The Cambridge Police Department has released the 911 call that led to the arrest of Henry Louis Gates. The caller didn't say the men were black, and she said they could have just been having trouble with their keys.

Lucia Whalen, the Harvard Magazine fundraiser who called in the report of a break-in at Gates' house after she saw two men forcing the door open, makes it very clear that she wasn't sure a crime was being committed—she apparently had been urged to call the police by another neighbor she passed on the street, and didn't seem to want to be involved at all. From the call:

Whalen: I noticed two suitcases, so I'm not sure if these were individuals who work there—I mean, live there.

911: You think they might have been breaking in?

Whalen: I don't know, because I have no idea... I don't know if they live there and they just had a hard time with their key, but I did notice that they kind of used their shoulder to barge in.

911: Were they white, black, or hispanic?

Whalen: Well, there were two larger men. One looked kind of hispanic, but I'm not really sure. And the other one entered, and I didn't see what he looked like at all.

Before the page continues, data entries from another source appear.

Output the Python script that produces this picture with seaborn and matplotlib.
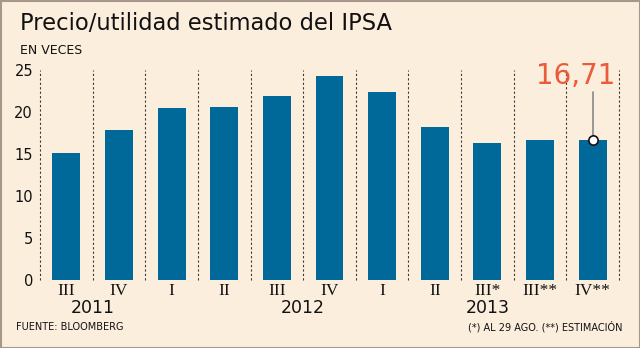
import matplotlib
matplotlib.use("Agg")
import matplotlib.pyplot as plt
import seaborn as sns
import pandas as pd

quarters = ["III", "IV", "I", "II", "III", "IV", "I", "II", "III*", "III**", "IV**"]
values = [15.1, 17.9, 20.5, 20.7, 22.0, 24.3, 22.4, 18.2, 16.3, 16.7, 16.71]
years = ["2011", "2012", "2013"]
year_pos = [0.5, 4.5, 8.0]
yticks = [0, 5, 10, 15, 20, 25]

BG = "#FBEEDD"
BAR = "#00699A"
RED = "#EC5A3C"

sns.set_theme(style="white")
plt.rcParams['font.family'] = ['DejaVu Sans']

df = pd.DataFrame({"pos": [str(i) for i in range(len(values))], "val": values})

fig = plt.figure(figsize=(6.4, 3.48), dpi=100)
fig.patch.set_facecolor(BG)
ax = fig.add_axes([40/640, 1-280/348, 579/640, 209.5/348])
ax.set_facecolor(BG)

sns.barplot(data=df, x="pos", y="val", color=BAR, width=0.53, ax=ax, saturation=1)
for p in ax.patches:
    p.set_edgecolor("none")

ax.set_xlim(-0.5, len(values) - 0.5)
ax.set_ylim(0, 25)
ax.vlines([i - 0.5 for i in range(len(values) + 1)], 0, 25, colors="#3a3a3a",
          linestyles=(0, (2, 2)), linewidth=0.8, zorder=0, clip_on=False)

for s in ax.spines.values():
    s.set_visible(False)
ax.set_xlabel("")
ax.set_ylabel("")
ax.set_yticks(yticks)
ax.set_yticklabels([str(v) for v in yticks], fontsize=10.5, color="#111111")
ax.tick_params(axis="y", length=0, pad=5)
ax.set_xticks(range(len(quarters)))
ax.set_xticklabels(quarters, fontsize=12.5, family="Liberation Serif", color="#111111")
ax.tick_params(axis="x", length=0, pad=2)

for y, pos in zip(years, year_pos):
    ax.annotate(y, xy=(pos, 0), xycoords="data", xytext=(0, -20.5), textcoords="offset points",
                ha="center", va="center", fontsize=12.5, color="#111111")

# annotation for last value
last = len(values) - 1
ax.plot([last, last], [values[-1], 22.4], color="#888888", lw=1.2, zorder=3)
ax.scatter([last], [values[-1]], s=45, facecolor="white", edgecolor="#111111", linewidth=1.2, zorder=4)
ax.text(last - 0.33, 24.4, "16,71", color=RED, fontsize=20, ha="center", va="center")

fig.text(20/640, 1-24/348, "Precio/utilidad estimado del IPSA", fontsize=16.3, color="#111111", va="center", ha="left")
fig.text(20/640, 1-50/348, "EN VECES", fontsize=9, color="#111111", va="center", ha="left")
fig.text(16/640, 1-327/348, "FUENTE: BLOOMBERG", fontsize=7, color="#111111", va="center", ha="left")
fig.text(622/640, 1-327/348, "(*) AL 29 AGO. (**) ESTIMACIÓN", fontsize=7, color="#111111", va="center", ha="right")

border = plt.Rectangle((0.5/640, 0.5/348), 1 - 1/640, 1 - 1/348, transform=fig.transFigure,
                       fill=False, edgecolor="#A8968C", linewidth=1.5)
fig.patches.append(border)

fig.savefig("out.png", dpi=100, facecolor=BG)
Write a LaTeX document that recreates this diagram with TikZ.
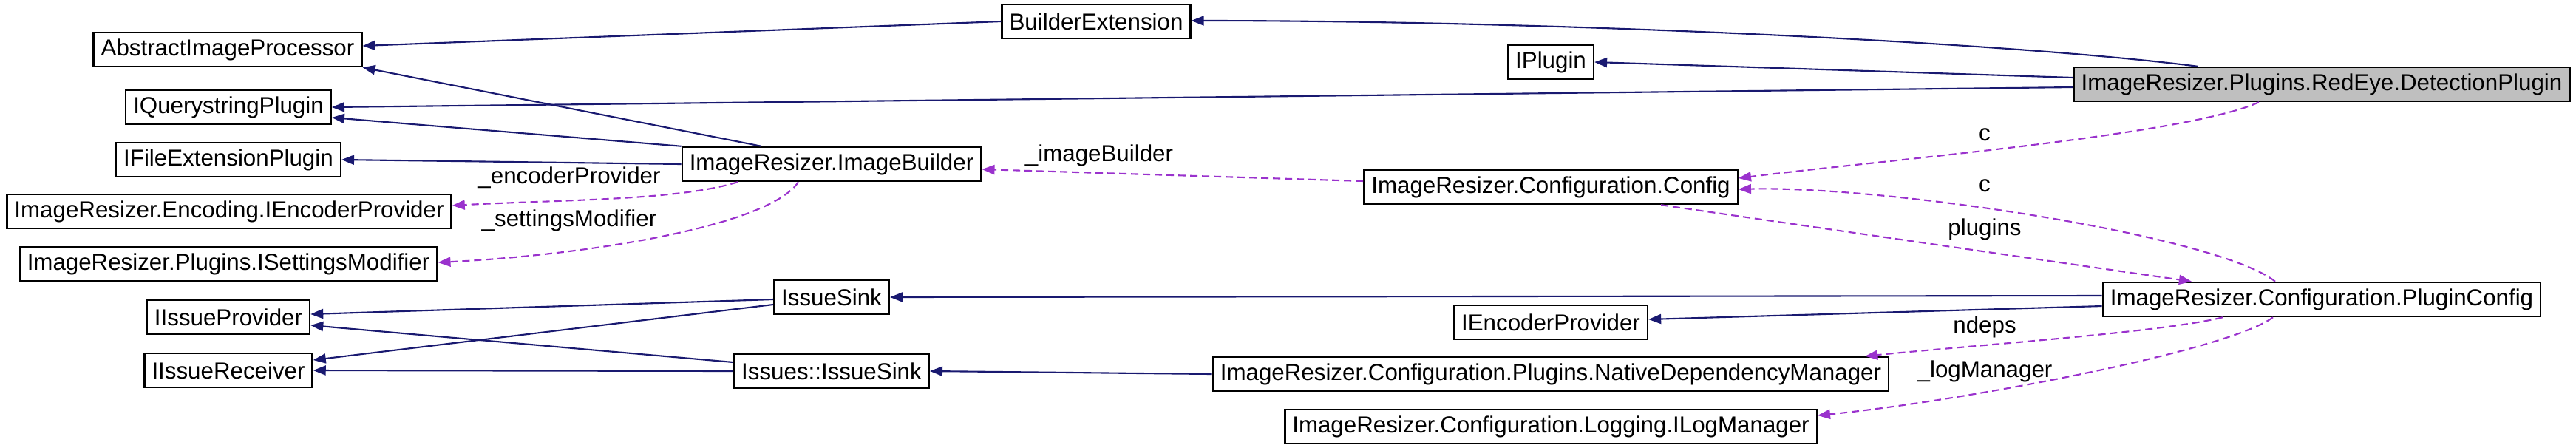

So the possibility—even likelihood—that Gates was just trying to get into his own home was present at the very inception of this whole kerfuffle, and somehow he still wound up getting hauled off to jail. We're sure that the absence of a racial description in the call will be played as race-blindness on Crowley's part—if he didn't even know the suspects were black going in, how could he be stereotyping?—but we'd remind observers that his police report made reference to "what appeared to be two black males" entering Gates' home. Crowley sources that information to Whalen, whom he met standing outside the residence when he arrived. But if Whalen refused to answer that question to the 911 dispatcher, we wonder how she came to change her mind only minutes later, when Crowley arrived. Or did Crowley try to put a thumb on the scale when he wrote the report by IDing the suspects as black, so that his initial suspicion of Gates would seem more justified?

One thing is clear: We owe Whalen an apology. Relying on Crowley's report, we called her a racist for dialing 911 just because she saw two black men struggling to open a front door. It's obvious from the call that she didn't know that they were black, that she was calling out of an excess of caution, and that she expected that if it was their home, then a police officer would simply check their ID and be on his way. Which is what should have happened.